Definition: A payday loan is a short-term loan given to borrowers until they receive their salary, pension, or social security payment and repay the loan. The loan depends on the borrower’s monthly income, and it comes with a high interest rate.
Although no fixed amount is defined for the payday loan, it is generally 500 USD or less and repaid in a single payment when the borrower receives a salary, pension, or social security payment.
Payday loans are also known as check advance loans or cash advance loans.
Getting a payday loan is easy, as lenders do not require any collateral. That is why these loans are also called unsecured loans. These loans don’t require a guarantee, and most times, lenders don’t care about the borrower’s credit history. This is why they carry a very high-interest rate and sometimes have hidden fees.
Financial experts don’t recommend payday day loans as they can create a debt trap for borrowers.
Characteristics of Payday Loans
- They are short-term loans.
- They carry high interest rates.
- Their value is low, depending on the salary.
- They are not tough on credit history.
Payday Loan Conditions
Payday loans are short-term loans and are supposed to be paid off as soon as the receiver receives a payment. Sometimes lenders don’t take interest as a percentage; they charge a fixed fee, for example, 30 USD for a 100 USD loan for one month.
Though payday loans do not require collateral, the lender may ask for proof of salary, pension, social security, and a signed check or permission to electronically withdraw funds from the borrower’s account.
Requirements for Getting Payday Loan
A payday loan can be applied online or offline. The requirements can be as follows:
- Age – The age of the borrower must be at least 18 years so they can sign the legally bound contract.
- Bank Account – Not all lenders emphasize having a bank account. Lenders ask for an account so they can transfer the funds electronically into the borrower’s account.
- Income Proof – The lender needs a letter from the employer as proof of job and salary. Some lenders may ask for a bank statement to see if the income is being transferred to the borrower’s account.
- Address Proof – Lenders require a home address, phone number, email ID, etc. They will use this address to contact buyers if any need arises.
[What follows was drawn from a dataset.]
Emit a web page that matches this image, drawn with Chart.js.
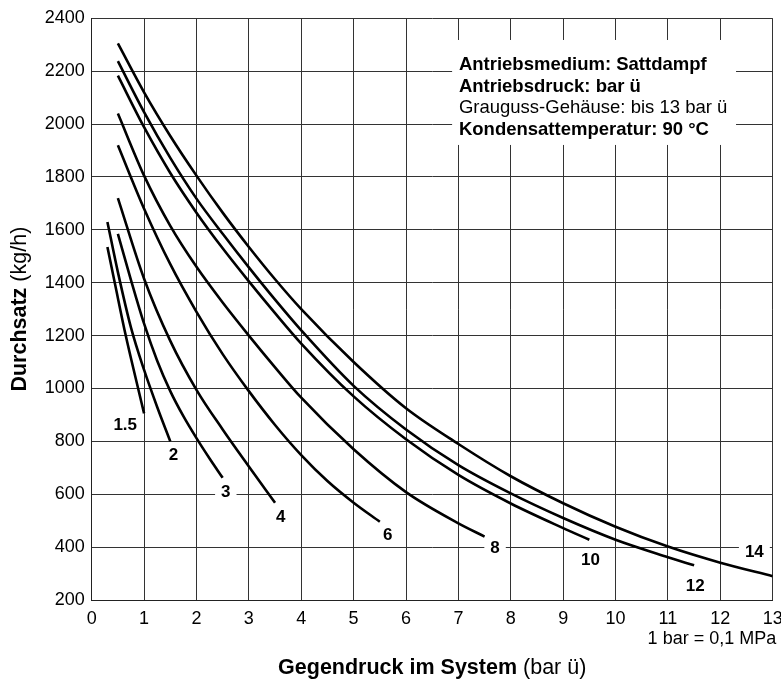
<!DOCTYPE html>
<html><head><meta charset="utf-8">
<script src="https://cdn.jsdelivr.net/npm/chart.js@4/dist/chart.umd.min.js"></script>
<style>html,body{margin:0;padding:0;background:#fff;overflow:hidden}#wrap{width:800px;height:679px;position:absolute;left:0;top:0}</style>
</head><body><div id="wrap"><canvas id="c" width="800" height="679"></canvas></div>
<script>
// ---- data (Antriebsdruck curves, bar ü) ----
const curveNames = ['1.5','2','3','4','6','8','10','12','14'];
const press_1_5 = [0.3,0.45,0.65,0.85,1.0];
const flow_1_5  = [1535,1390,1200,1030,906];
const press_2 = [0.3,0.5,0.75,1.0,1.25,1.5];
const flow_2  = [1630,1440,1230,1070,930,800];
const press_3 = [0.5,0.75,1.0,1.25,1.5,1.75,2.0,2.25,2.5];
const flow_3  = [1585,1410,1245,1105,990,895,812,735,662];
const press_4 = [0.5,1.0,1.5,2.0,2.5,3.0,3.5];
const flow_4  = [1720,1415,1180,995,845,705,568];
const press_6 = [0.5,1.0,1.5,2.0,2.5,3.0,3.5,4.0,4.5,5.0,5.5];
const flow_6  = [1920,1680,1470,1290,1130,990,862,748,650,568,496];
const press_8 = [0.5,1,1.5,2,2.5,3,3.5,4,5,6,7,7.5];
const flow_8  = [2040,1805,1615,1460,1325,1200,1080,965,770,608,490,440];
const press_10 = [0.5,1,1.5,2,2.5,3,3.5,4,5,6,7,8,9,9.5];
const flow_10  = [2183,1988,1815,1665,1530,1405,1285,1170,970,808,673,565,472,428];
const press_12 = [0.5,1,1.5,2,2.5,3,3.5,4,5,6,7,8,9,10,11,11.5];
const flow_12  = [2238,2045,1872,1718,1585,1458,1336,1220,1010,845,710,603,510,428,362,331];
const press_14 = [0.5,1,1.5,2,2.5,3,3.5,4,5,6,7,8,9,10,11,12,13];
const flow_14  = [2305,2120,1955,1805,1665,1535,1413,1300,1100,925,790,668,566,477,402,341,290];
// curve label anchors (data coords)
const labelX = [0.64,1.56,2.56,3.61,5.65,7.70,9.52,11.52,12.65];
const labelY = [866,752,610,515,450,399,354,257,383];
// axes
const xMin = 0, xMax = 13, xStep = 1;
const yMin = 200, yMax = 2400, yStep = 200;
const infoLines = [
  {t:'Antriebsmedium: Sattdampf', b:true},
  {t:'Antriebsdruck: bar ü', b:true},
  {t:'Grauguss-Gehäuse: bis 13 bar ü', b:false},
  {t:'Kondensattemperatur: 90 °C', b:true}
];

const pressArrs = [press_1_5,press_2,press_3,press_4,press_6,press_8,press_10,press_12,press_14];
const flowArrs  = [flow_1_5,flow_2,flow_3,flow_4,flow_6,flow_8,flow_10,flow_12,flow_14];

const FONT = '"Liberation Sans", Arial, Helvetica, sans-serif';
const datasets = curveNames.map((n,i)=>({
  label: n,
  data: pressArrs[i].map((p,j)=>({x:p, y:flowArrs[i][j]})),
  showLine: true,
  borderColor: '#000',
  borderWidth: 2.6,
  pointRadius: 0,
  fill: false,
  cubicInterpolationMode: 'monotone'
}));

const overlay = {
  id: 'overlay',
  afterDatasetsDraw(chart){
    const ctx = chart.ctx;
    const xs = chart.scales.x, ys = chart.scales.y;
    ctx.save();
    // info box
    const bx0 = xs.getPixelForValue(6.88), bx1 = xs.getPixelForValue(12.3);
    const by0 = ys.getPixelForValue(2318), by1 = ys.getPixelForValue(1921);
    ctx.fillStyle = '#fff';
    ctx.fillRect(bx0, by0, bx1-bx0, by1-by0);
    ctx.fillStyle = '#000';
    ctx.textAlign = 'left';
    ctx.textBaseline = 'alphabetic';
    const tx = xs.getPixelForValue(7.01);
    infoLines.forEach((l,i)=>{
      ctx.font = (l.b?'bold ':'') + '18.5px ' + FONT;
      ctx.fillText(l.t, tx, by0 + 30.5 + i*21.4);
    });
    // curve labels
    ctx.font = 'bold 17px ' + FONT;
    ctx.textAlign = 'center';
    ctx.textBaseline = 'middle';
    curveNames.forEach((n,i)=>{
      const px = xs.getPixelForValue(labelX[i]), py = ys.getPixelForValue(labelY[i]);
      const w = ctx.measureText(n).width;
      ctx.fillStyle = '#fff';
      ctx.fillRect(px - w/2 - 6, py - 8, w + 12, 16);
      ctx.fillStyle = '#000';
      ctx.fillText(n, px, py + 1);
    });
    // unit note
    ctx.font = '18px ' + FONT;
    ctx.textAlign = 'right';
    ctx.textBaseline = 'alphabetic';
    ctx.fillText('1 bar = 0,1 MPa', xs.right + 3.5, 644);
    // x title
    const xb = 'Gegendruck im System', xr = ' (bar ü)';
    ctx.font = 'bold 21.5px ' + FONT; const w1 = ctx.measureText(xb).width;
    ctx.font = '21.5px ' + FONT; const w2 = ctx.measureText(xr).width;
    const cx = (xs.left + xs.right)/2;
    ctx.textAlign = 'left';
    ctx.font = 'bold 21.5px ' + FONT; ctx.fillText(xb, cx - (w1+w2)/2, 674);
    ctx.font = '21.5px ' + FONT; ctx.fillText(xr, cx - (w1+w2)/2 + w1, 674);
    // y title
    const yb = 'Durchsatz', yr = ' (kg/h)';
    ctx.font = 'bold 21.5px ' + FONT; const v1 = ctx.measureText(yb).width;
    ctx.font = '21.5px ' + FONT; const v2 = ctx.measureText(yr).width;
    const cy = (ys.top + ys.bottom)/2;
    ctx.translate(26, cy);
    ctx.rotate(-Math.PI/2);
    ctx.font = 'bold 21.5px ' + FONT; ctx.fillText(yb, -(v1+v2)/2, 0);
    ctx.font = '21.5px ' + FONT; ctx.fillText(yr, -(v1+v2)/2 + v1, 0);
    ctx.restore();
  }
};

new Chart(document.getElementById('c'), {
  type: 'scatter',
  data: { datasets },
  options: {
    responsive: false,
    animation: false,
    devicePixelRatio: 1,
    layout: { padding: { top: 18.3, right: 27.3, bottom: 0, left: 0 } },
    plugins: { legend: { display: false }, tooltip: { enabled: false } },
    scales: {
      x: {
        type: 'linear', min: xMin, max: xMax,
        ticks: { stepSize: xStep, color: '#000', padding: 8, font: { family: FONT, size: 18 },
                 callback: v => String(v) },
        grid: { color: '#333', lineWidth: 1, drawTicks: false },
        border: { color: '#222', width: 1 },
        afterFit(s){ s.height = 79; }
      },
      y: {
        type: 'linear', min: yMin, max: yMax,
        ticks: { stepSize: yStep, color: '#000', padding: 7, font: { family: FONT, size: 18 },
                 callback: v => String(v) },
        grid: { color: '#333', lineWidth: 1, drawTicks: false },
        border: { color: '#222', width: 1 },
        afterFit(s){ s.width = 91.7; }
      }
    }
  },
  plugins: [overlay]
});
</script></body></html>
They can also ask for references.
Different Fees in Payday Loans
The first fee is the application fee that a lender charges for applying for a loan. Some lenders may charge origination or administration fees to cover their administration expenses.
Then, there is a late fee that a borrower has to pay if they don’t make the payment on time.
There is a renewal fee if the borrower wishes to renew the loan.
How to Get Payday Loan
Many small merchants provide payday loans. They can be approached anytime, online or offline, and borrowers can get the loan with minimal formality. Approval is quick after filling out the forms. The only requirement is proof of income and/or a bank statement.
The lenders decide on the loan amount based on the borrower’s monthly income.
Some merchants can ask for borrowers’ bank account details, but it is not required. Not having a bank account can cost borrowers more fees or higher interest rates.
Is a Payday Loan Legal?
As of 2022, 16 states in the United States have banned payday loans due to their predatory practices. Many other states have toughened laws regarding payday loans, but still, lenders find ways to lend money to borrowers.
Pros of Payday Loans
- Simple application process
- Fast approval and quick fund transfer
- No or little focus on credit score
Cons of Payday Loans
- High interest rate
- Hidden fees
- Short repayment terms
- The loan amount depends on one’s salary
Summary
Payday loans are short-term loans of low amounts and don’t require a strong credit history or collateral. However, the lenders charge high interest rates and high fees for these conveniences.
Because these loans require high fees and interest rates, it is recommended to avoid a payday loan unless the buyer is sure they will repay it in one payment once they receive their salary, pension, or social security payment.